Without a more restrictive definition of an eligible patient, those institutions that are currently abusing 340B will likely continue to argue that the revenues they are able to pocket reflect congressional intent that the savings on drug purchases do not need to be reinvested for the benefit of uninsured patients, the report says.
“Absent more specific parameters, covered entities will likely follow Duke University Hospital’s model of dispensing the majority of discounted drugs to commercially insured patients,” the report states.
The report also advises that 340B financial incentives be restructured so that hospitals and other participating institutions must first purchase the drugs at the normal price and then apply for rebates; as opposed to the current system, where the drugs are obtained at a discount and payers are billed at the going rate.
“Covered entities would submit requests for reimbursement to HRSA to be reviewed and approved (after the services have been rendered to the patient), and then drug manufacturers would issue a rebate to covered entities reflecting the discount amount,” the report says.
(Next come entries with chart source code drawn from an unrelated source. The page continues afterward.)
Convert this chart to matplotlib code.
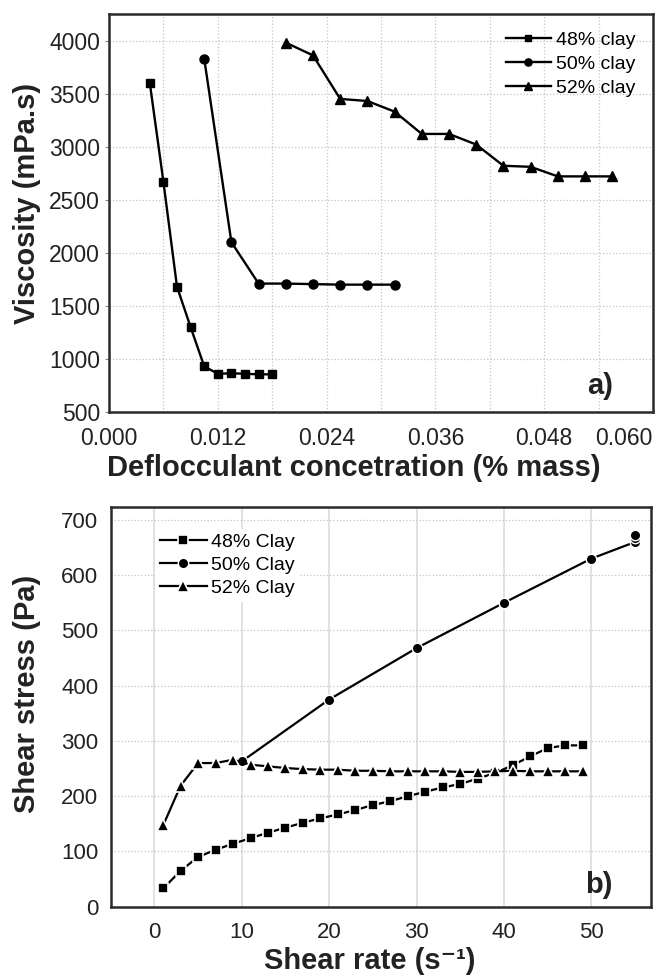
import matplotlib
matplotlib.use("Agg")
import matplotlib.pyplot as plt
import numpy as np
from matplotlib.ticker import FormatStrFormatter, MultipleLocator

# data, panel a) viscosity vs deflocculant
defl_48 = [0.0045, 0.006, 0.0075, 0.009, 0.0105, 0.012, 0.0135, 0.015, 0.0165, 0.018]
visc_48 = [3600, 2670, 1680, 1300, 930, 860, 865, 860, 855, 855]
defl_50 = [0.0105, 0.0135, 0.0165, 0.0195, 0.0225, 0.0255, 0.0285, 0.0315]
visc_50 = [3830, 2100, 1710, 1710, 1705, 1700, 1700, 1700]
defl_52 = [0.0195, 0.0225, 0.0255, 0.0285, 0.0315, 0.0345, 0.0375, 0.0405,
           0.0435, 0.0465, 0.0495, 0.0525, 0.0555]
visc_52 = [3980, 3860, 3450, 3430, 3330, 3120, 3120, 3020, 2820, 2810, 2720, 2720, 2720]
labels_a = ["48% clay", "50% clay", "52% clay"]

# data, panel b) shear stress vs shear rate
rate_odd = [1, 3, 5, 7, 9, 11, 13, 15, 17, 19, 21, 23, 25, 27, 29, 31, 33, 35, 37, 39,
            41, 43, 45, 47, 49]
stress_48 = [33, 65, 90, 103, 114, 124, 134, 143, 152, 160, 167, 175, 184, 191, 200,
             208, 216, 222, 232, 242, 256, 272, 287, 292, 292]
stress_52 = [147, 219, 260, 260, 266, 257, 254, 251, 249, 248, 248, 246, 246, 245, 245,
             245, 245, 244, 244, 245, 246, 245, 245, 245, 245]
rate_50 = [10, 20, 30, 40, 50, 55, 55, 55]
stress_50 = [263, 375, 468, 550, 630, 660, 667, 673]
labels_b = ["48% Clay", "50% Clay", "52% Clay"]

plt.rcParams['font.family'] = ['Liberation Sans', 'DejaVu Sans']

W, H = 664, 977
fig = plt.figure(figsize=(W / 100, H / 100), dpi=100)

spine_col = '#2b2b2b'
grid_col = '#c4c4c4'
text_col = '#222222'

# ---------------- panel a ----------------
ax1 = fig.add_axes([109 / W, 1 - 412 / H, 544 / W, 398 / H])
ax1.plot(defl_48, visc_48, '-s', color='black', lw=1.7, ms=6, label=labels_a[0])
ax1.plot(defl_50, visc_50, '-o', color='black', lw=1.7, ms=6.5, label=labels_a[1])
ax1.plot(defl_52, visc_52, '-^', color='black', lw=1.7, ms=7.5, label=labels_a[2])

ax1.set_xlim(0, 0.060)
ax1.set_ylim(500, 4250)
ax1.set_xticks(np.arange(0, 0.0601, 0.012))
ax1.xaxis.set_minor_locator(MultipleLocator(0.006))
ax1.xaxis.set_major_formatter(FormatStrFormatter('%.3f'))
ax1.yaxis.set_major_locator(MultipleLocator(500))
ax1.set_axisbelow(True)
ax1.grid(True, which='both', axis='x', linestyle=':', color=grid_col, lw=0.9)
ax1.grid(True, which='major', axis='y', linestyle=':', color=grid_col, lw=0.9)
ax1.tick_params(axis='x', which='both', length=0, pad=10.5, labelsize=16.5, colors=text_col)
ax1.tick_params(axis='y', length=3, width=0.8, color='#888888', pad=3.5, labelsize=16.5,
                labelcolor=text_col)
# last label pulled inside so it is not cut at the figure edge
ax1.get_xticklabels()[-1].set_horizontalalignment('right')
for s in ax1.spines.values():
    s.set_linewidth(1.8)
    s.set_color(spine_col)

ax1.set_xlabel("Deflocculant concetration (% mass)", fontsize=21, fontweight='bold',
               color=text_col)
ax1.xaxis.set_label_coords(0.45, -0.105)
ax1.set_ylabel("Viscosity (mPa.s)", fontsize=21, fontweight='bold', color=text_col)
ax1.yaxis.set_label_coords(-0.125, 0.523)

ax1.legend(loc='upper left', bbox_to_anchor=(0.73, 0.957), frameon=False, fontsize=14,
           handlelength=2.3, handletextpad=0.25, labelspacing=0.33, borderpad=0,
           borderaxespad=0, markerscale=0.8)
ax1.text(0.9265, 0.045, 'a)', transform=ax1.transAxes, ha='right', va='baseline',
         fontsize=21, fontweight='bold', color=text_col)

# ---------------- panel b ----------------
ax2 = fig.add_axes([110.7 / W, 1 - 906.7 / H, 540 / W, 400 / H])
ax2.plot(rate_odd, stress_48, '-s', color='black', lw=1.6, ms=7.5, mec='white', mew=1.2,
         label=labels_b[0])
ax2.plot(rate_50, stress_50, '-o', color='black', lw=1.6, ms=7.5, mec='white', mew=1.0,
         label=labels_b[1])
ax2.plot(rate_odd, stress_52, '-^', color='black', lw=1.6, ms=9, mec='white', mew=1.2,
         label=labels_b[2])

ax2.set_xlim(-5, 56.8)
ax2.set_ylim(0, 724)
ax2.xaxis.set_major_locator(MultipleLocator(10))
ax2.yaxis.set_major_locator(MultipleLocator(100))
ax2.set_axisbelow(True)
ax2.grid(True, axis='x', linestyle='-', color='#dcdcdc', lw=1.2)
ax2.grid(True, axis='y', linestyle=':', color=grid_col, lw=0.9)
ax2.tick_params(axis='x', length=0, pad=11, labelsize=16, labelcolor=text_col)
ax2.tick_params(axis='y', length=0, pad=9, labelsize=16, labelcolor=text_col)
for s in ax2.spines.values():
    s.set_linewidth(1.8)
    s.set_color(spine_col)

ax2.set_xlabel("Shear rate (s\u207b\u00b9)", fontsize=21, fontweight='bold', color=text_col)
ax2.xaxis.set_label_coords(0.48, -0.1)
ax2.set_ylabel("Shear stress (Pa)", fontsize=21, fontweight='bold', color=text_col)
ax2.yaxis.set_label_coords(-0.13, 0.532)

leg = ax2.legend(loc='upper left', bbox_to_anchor=(0.0825, 0.945), fontsize=14,
                 handlelength=2.4, handletextpad=0.2, labelspacing=0.28, borderpad=0.25,
                 borderaxespad=0, fancybox=False, framealpha=1)
leg.get_frame().set_edgecolor('none')
leg.get_frame().set_facecolor('white')
ax2.text(0.930, 0.034, 'b)', transform=ax2.transAxes, ha='right', va='baseline',
         fontsize=21, fontweight='bold', color=text_col)

fig.savefig('out.png', dpi=100)
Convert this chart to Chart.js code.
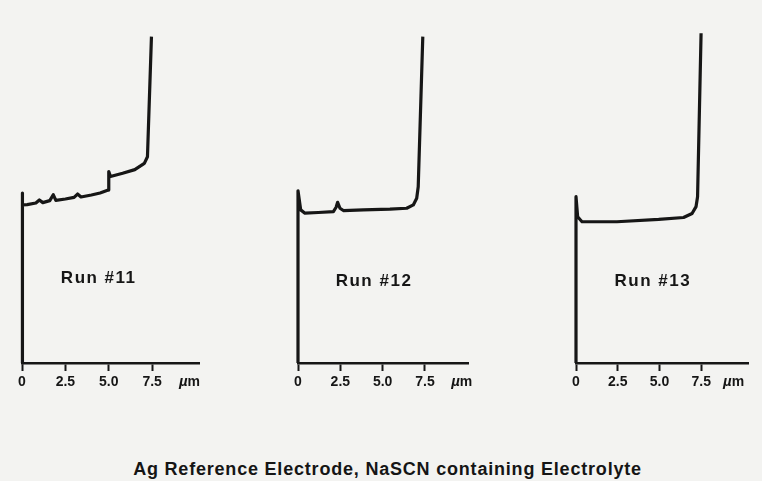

The hoped-for result of restructuring the incentive process is that windfalls to covered institutions would be limited and the cost of the drug to the patient would be limited to the balance after the drug rebate, the report says.
The report charts two decades of exploitation of 340B as it has rapidly grown both in terms of dollar amounts and in the number of participating entities, among them pharmacy companies like Walgreens, which the report notes was criticized by Grassley for having coached its staff on ways to maximize 340B activity to achieve better returns.
Zeta LM. Comprehensive legislative reform to protect the integrity of the 340B Drug Discount Program. Food Drug Law J. 2016;70(4):480-499.